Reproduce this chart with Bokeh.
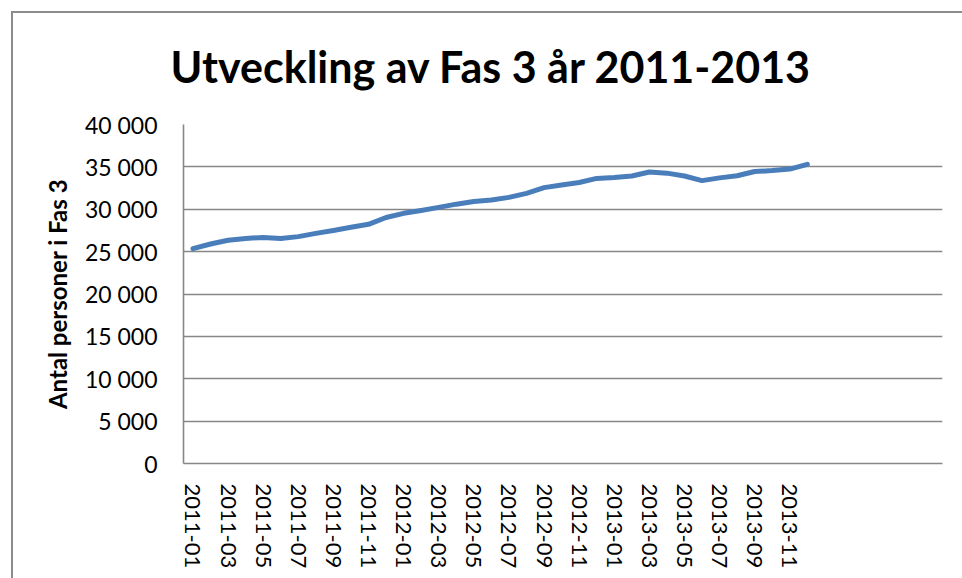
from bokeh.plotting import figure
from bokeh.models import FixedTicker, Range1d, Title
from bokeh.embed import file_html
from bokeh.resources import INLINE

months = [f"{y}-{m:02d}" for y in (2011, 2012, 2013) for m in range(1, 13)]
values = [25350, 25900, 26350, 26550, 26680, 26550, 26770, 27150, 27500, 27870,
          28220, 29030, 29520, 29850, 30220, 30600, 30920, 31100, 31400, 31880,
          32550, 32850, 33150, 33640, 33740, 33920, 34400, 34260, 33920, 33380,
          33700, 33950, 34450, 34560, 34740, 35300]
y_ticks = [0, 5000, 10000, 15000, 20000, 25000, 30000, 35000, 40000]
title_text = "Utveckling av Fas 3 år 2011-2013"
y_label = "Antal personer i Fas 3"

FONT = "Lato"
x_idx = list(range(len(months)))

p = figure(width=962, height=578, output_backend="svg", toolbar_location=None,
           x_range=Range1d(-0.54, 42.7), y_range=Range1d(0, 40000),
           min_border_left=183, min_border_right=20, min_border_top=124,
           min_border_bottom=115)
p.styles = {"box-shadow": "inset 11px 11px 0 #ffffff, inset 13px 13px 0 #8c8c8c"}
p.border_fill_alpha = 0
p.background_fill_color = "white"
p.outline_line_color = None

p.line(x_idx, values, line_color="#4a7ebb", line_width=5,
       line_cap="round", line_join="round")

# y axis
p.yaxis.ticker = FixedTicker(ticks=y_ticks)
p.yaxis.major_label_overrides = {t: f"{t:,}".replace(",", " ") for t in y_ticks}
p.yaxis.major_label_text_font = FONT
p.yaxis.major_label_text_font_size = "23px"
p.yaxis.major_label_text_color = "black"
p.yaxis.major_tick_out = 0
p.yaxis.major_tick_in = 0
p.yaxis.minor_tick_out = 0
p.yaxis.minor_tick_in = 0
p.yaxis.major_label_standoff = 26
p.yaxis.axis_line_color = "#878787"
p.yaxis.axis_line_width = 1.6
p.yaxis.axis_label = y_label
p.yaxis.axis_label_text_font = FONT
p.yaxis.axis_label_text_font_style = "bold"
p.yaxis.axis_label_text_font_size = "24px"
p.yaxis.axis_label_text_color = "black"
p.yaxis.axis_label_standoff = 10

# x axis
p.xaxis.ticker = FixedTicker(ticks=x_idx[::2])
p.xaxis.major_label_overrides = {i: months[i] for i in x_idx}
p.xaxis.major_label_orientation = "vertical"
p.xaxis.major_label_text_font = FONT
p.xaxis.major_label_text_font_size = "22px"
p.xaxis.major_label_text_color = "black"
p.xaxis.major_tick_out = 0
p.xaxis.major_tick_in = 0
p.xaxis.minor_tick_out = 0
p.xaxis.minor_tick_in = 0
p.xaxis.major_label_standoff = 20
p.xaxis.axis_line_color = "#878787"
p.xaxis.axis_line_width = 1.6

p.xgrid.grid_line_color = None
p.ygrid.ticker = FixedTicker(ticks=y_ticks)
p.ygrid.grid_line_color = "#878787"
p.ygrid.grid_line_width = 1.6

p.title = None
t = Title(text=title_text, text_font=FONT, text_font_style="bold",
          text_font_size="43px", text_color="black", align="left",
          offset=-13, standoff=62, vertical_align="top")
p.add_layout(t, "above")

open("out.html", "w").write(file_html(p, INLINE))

=====

(What this task involves) Pictures stay out. Print the data exactly, from its first line through the line containing "from bokeh.resources import INLINE".

(Finished answer)
Reproduce this chart with Bokeh.
from bokeh.plotting import figure
from bokeh.models import FixedTicker, Range1d, Title
from bokeh.embed import file_html
from bokeh.resources import INLINE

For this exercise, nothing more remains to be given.